* start *
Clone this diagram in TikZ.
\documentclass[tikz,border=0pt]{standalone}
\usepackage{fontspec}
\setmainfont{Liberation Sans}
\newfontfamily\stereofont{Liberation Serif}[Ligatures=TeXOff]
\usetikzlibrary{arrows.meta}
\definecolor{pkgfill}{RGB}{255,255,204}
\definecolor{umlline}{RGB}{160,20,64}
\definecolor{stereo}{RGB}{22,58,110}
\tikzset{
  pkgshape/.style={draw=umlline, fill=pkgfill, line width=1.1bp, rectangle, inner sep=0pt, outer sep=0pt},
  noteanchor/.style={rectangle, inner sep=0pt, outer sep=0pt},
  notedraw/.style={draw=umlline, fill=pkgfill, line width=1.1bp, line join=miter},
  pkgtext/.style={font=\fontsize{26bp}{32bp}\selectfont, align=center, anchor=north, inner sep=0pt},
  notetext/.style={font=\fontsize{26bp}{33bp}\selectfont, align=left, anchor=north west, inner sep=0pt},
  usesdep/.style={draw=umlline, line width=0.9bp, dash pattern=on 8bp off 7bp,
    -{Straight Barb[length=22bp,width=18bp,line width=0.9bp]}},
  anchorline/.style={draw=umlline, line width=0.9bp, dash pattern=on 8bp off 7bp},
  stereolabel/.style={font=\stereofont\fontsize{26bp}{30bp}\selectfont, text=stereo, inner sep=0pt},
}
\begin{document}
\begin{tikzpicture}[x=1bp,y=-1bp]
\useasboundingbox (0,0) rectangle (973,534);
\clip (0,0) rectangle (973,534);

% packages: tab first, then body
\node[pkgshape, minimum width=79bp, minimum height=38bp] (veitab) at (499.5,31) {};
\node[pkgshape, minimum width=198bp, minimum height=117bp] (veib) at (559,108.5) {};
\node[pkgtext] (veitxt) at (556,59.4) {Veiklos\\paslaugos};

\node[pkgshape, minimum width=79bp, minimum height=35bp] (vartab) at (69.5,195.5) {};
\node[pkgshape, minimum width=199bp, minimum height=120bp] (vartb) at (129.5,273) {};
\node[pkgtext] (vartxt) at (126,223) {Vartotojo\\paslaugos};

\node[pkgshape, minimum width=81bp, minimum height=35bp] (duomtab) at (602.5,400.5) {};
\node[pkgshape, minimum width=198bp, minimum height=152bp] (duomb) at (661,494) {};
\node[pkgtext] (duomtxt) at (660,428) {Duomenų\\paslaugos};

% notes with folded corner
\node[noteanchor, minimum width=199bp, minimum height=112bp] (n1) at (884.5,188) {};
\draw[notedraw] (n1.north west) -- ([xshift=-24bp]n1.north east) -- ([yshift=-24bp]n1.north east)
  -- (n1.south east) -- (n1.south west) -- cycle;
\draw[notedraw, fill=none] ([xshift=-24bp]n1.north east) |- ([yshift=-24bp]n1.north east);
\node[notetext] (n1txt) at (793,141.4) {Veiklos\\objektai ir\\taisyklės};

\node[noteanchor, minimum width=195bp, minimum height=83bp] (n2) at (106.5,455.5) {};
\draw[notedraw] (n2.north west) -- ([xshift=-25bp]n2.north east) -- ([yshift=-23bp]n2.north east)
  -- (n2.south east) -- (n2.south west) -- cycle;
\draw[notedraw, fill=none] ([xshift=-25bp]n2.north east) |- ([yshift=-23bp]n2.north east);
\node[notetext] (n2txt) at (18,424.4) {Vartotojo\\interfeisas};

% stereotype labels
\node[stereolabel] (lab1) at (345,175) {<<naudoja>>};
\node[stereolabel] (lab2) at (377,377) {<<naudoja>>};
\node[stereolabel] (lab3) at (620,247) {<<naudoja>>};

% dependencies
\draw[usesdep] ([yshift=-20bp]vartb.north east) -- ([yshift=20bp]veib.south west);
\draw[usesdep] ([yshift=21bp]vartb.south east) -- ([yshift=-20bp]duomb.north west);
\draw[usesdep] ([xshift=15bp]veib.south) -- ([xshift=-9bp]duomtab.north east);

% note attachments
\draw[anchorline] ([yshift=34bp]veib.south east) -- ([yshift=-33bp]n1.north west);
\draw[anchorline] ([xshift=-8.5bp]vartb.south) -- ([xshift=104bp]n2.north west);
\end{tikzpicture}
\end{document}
* end *
Your task is to reproduce the whole listing exactly.

Clone this diagram in TikZ.
\documentclass[tikz,border=0pt]{standalone}
\usepackage{fontspec}
\setmainfont{Liberation Sans}
\newfontfamily\stereofont{Liberation Serif}[Ligatures=TeXOff]
\usetikzlibrary{arrows.meta}
\definecolor{pkgfill}{RGB}{255,255,204}
\definecolor{umlline}{RGB}{160,20,64}
\definecolor{stereo}{RGB}{22,58,110}
\tikzset{
  pkgshape/.style={draw=umlline, fill=pkgfill, line width=1.1bp, rectangle, inner sep=0pt, outer sep=0pt},
  noteanchor/.style={rectangle, inner sep=0pt, outer sep=0pt},
  notedraw/.style={draw=umlline, fill=pkgfill, line width=1.1bp, line join=miter},
  pkgtext/.style={font=\fontsize{26bp}{32bp}\selectfont, align=center, anchor=north, inner sep=0pt},
  notetext/.style={font=\fontsize{26bp}{33bp}\selectfont, align=left, anchor=north west, inner sep=0pt},
  usesdep/.style={draw=umlline, line width=0.9bp, dash pattern=on 8bp off 7bp,
    -{Straight Barb[length=22bp,width=18bp,line width=0.9bp]}},
  anchorline/.style={draw=umlline, line width=0.9bp, dash pattern=on 8bp off 7bp},
  stereolabel/.style={font=\stereofont\fontsize{26bp}{30bp}\selectfont, text=stereo, inner sep=0pt},
}
\begin{document}
\begin{tikzpicture}[x=1bp,y=-1bp]
\useasboundingbox (0,0) rectangle (973,534);
\clip (0,0) rectangle (973,534);

% packages: tab first, then body
\node[pkgshape, minimum width=79bp, minimum height=38bp] (veitab) at (499.5,31) {};
\node[pkgshape, minimum width=198bp, minimum height=117bp] (veib) at (559,108.5) {};
\node[pkgtext] (veitxt) at (556,59.4) {Veiklos\\paslaugos};

\node[pkgshape, minimum width=79bp, minimum height=35bp] (vartab) at (69.5,195.5) {};
\node[pkgshape, minimum width=199bp, minimum height=120bp] (vartb) at (129.5,273) {};
\node[pkgtext] (vartxt) at (126,223) {Vartotojo\\paslaugos};

\node[pkgshape, minimum width=81bp, minimum height=35bp] (duomtab) at (602.5,400.5) {};
\node[pkgshape, minimum width=198bp, minimum height=152bp] (duomb) at (661,494) {};
\node[pkgtext] (duomtxt) at (660,428) {Duomenų\\paslaugos};

% notes with folded corner
\node[noteanchor, minimum width=199bp, minimum height=112bp] (n1) at (884.5,188) {};
\draw[notedraw] (n1.north west) -- ([xshift=-24bp]n1.north east) -- ([yshift=-24bp]n1.north east)
  -- (n1.south east) -- (n1.south west) -- cycle;
\draw[notedraw, fill=none] ([xshift=-24bp]n1.north east) |- ([yshift=-24bp]n1.north east);
\node[notetext] (n1txt) at (793,141.4) {Veiklos\\objektai ir\\taisyklės};

\node[noteanchor, minimum width=195bp, minimum height=83bp] (n2) at (106.5,455.5) {};
\draw[notedraw] (n2.north west) -- ([xshift=-25bp]n2.north east) -- ([yshift=-23bp]n2.north east)
  -- (n2.south east) -- (n2.south west) -- cycle;
\draw[notedraw, fill=none] ([xshift=-25bp]n2.north east) |- ([yshift=-23bp]n2.north east);
\node[notetext] (n2txt) at (18,424.4) {Vartotojo\\interfeisas};

% stereotype labels
\node[stereolabel] (lab1) at (345,175) {<<naudoja>>};
\node[stereolabel] (lab2) at (377,377) {<<naudoja>>};
\node[stereolabel] (lab3) at (620,247) {<<naudoja>>};

% dependencies
\draw[usesdep] ([yshift=-20bp]vartb.north east) -- ([yshift=20bp]veib.south west);
\draw[usesdep] ([yshift=21bp]vartb.south east) -- ([yshift=-20bp]duomb.north west);
\draw[usesdep] ([xshift=15bp]veib.south) -- ([xshift=-9bp]duomtab.north east);

% note attachments
\draw[anchorline] ([yshift=34bp]veib.south east) -- ([yshift=-33bp]n1.north west);
\draw[anchorline] ([xshift=-8.5bp]vartb.south) -- ([xshift=104bp]n2.north west);
\end{tikzpicture}
\end{document}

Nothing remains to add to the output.